• **EXERCISE BRIEF**:
For each line below that includes the word "matplotlib", make a copy.

• **COLLECTED DATA**:
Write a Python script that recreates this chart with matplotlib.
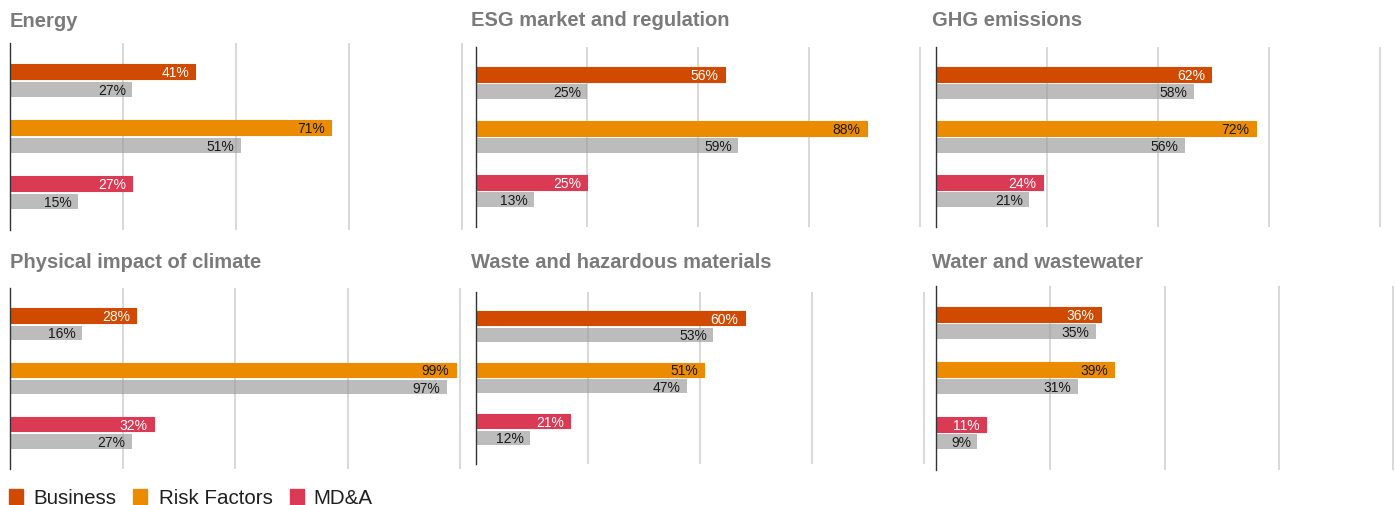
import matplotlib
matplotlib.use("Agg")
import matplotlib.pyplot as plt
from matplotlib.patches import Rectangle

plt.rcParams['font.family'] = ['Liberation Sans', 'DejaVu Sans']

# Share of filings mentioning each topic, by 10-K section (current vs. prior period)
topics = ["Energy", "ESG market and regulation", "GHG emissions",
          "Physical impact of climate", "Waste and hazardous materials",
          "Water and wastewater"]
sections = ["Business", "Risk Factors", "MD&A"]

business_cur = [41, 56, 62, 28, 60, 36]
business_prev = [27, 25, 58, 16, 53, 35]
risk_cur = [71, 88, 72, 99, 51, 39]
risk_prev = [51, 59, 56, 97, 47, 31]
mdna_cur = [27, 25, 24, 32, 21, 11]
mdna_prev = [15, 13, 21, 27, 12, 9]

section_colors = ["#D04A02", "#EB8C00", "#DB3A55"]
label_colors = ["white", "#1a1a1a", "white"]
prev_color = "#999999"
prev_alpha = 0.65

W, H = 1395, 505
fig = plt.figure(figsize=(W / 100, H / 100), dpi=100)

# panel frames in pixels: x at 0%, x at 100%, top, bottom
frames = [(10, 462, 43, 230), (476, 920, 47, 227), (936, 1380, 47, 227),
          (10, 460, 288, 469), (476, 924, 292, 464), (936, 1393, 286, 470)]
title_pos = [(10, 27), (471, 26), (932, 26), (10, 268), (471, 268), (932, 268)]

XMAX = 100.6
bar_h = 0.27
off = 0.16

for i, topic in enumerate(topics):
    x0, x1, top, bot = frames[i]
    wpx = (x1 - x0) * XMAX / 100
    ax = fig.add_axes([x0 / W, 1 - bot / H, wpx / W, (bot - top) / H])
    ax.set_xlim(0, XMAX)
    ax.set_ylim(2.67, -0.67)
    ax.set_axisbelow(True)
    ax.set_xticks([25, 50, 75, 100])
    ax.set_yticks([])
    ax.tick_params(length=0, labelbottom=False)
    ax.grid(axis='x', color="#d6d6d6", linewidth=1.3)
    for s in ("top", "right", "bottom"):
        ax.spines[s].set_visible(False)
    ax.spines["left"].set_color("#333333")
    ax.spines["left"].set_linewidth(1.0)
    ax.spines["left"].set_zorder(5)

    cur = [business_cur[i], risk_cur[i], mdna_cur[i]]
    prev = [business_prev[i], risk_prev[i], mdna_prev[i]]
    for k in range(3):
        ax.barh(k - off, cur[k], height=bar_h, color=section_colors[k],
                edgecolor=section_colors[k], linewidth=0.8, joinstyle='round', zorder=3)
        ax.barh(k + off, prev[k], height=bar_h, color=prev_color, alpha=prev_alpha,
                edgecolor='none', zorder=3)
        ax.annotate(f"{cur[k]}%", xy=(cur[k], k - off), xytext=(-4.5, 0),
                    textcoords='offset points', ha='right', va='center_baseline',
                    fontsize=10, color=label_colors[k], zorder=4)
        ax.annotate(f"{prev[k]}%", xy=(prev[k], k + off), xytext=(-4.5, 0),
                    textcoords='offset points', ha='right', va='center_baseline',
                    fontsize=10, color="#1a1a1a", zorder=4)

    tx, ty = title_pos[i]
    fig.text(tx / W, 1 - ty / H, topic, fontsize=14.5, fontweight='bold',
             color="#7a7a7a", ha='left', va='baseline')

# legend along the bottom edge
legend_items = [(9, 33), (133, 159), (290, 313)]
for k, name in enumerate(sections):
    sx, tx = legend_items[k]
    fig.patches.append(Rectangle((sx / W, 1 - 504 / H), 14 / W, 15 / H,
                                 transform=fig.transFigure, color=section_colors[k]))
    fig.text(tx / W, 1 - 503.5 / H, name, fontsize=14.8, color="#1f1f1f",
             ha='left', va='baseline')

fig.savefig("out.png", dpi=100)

• **RESULT**:
Write a Python script that recreates this chart with matplotlib.
import matplotlib
matplotlib.use("Agg")
import matplotlib.pyplot as plt
from matplotlib.patches import Rectangle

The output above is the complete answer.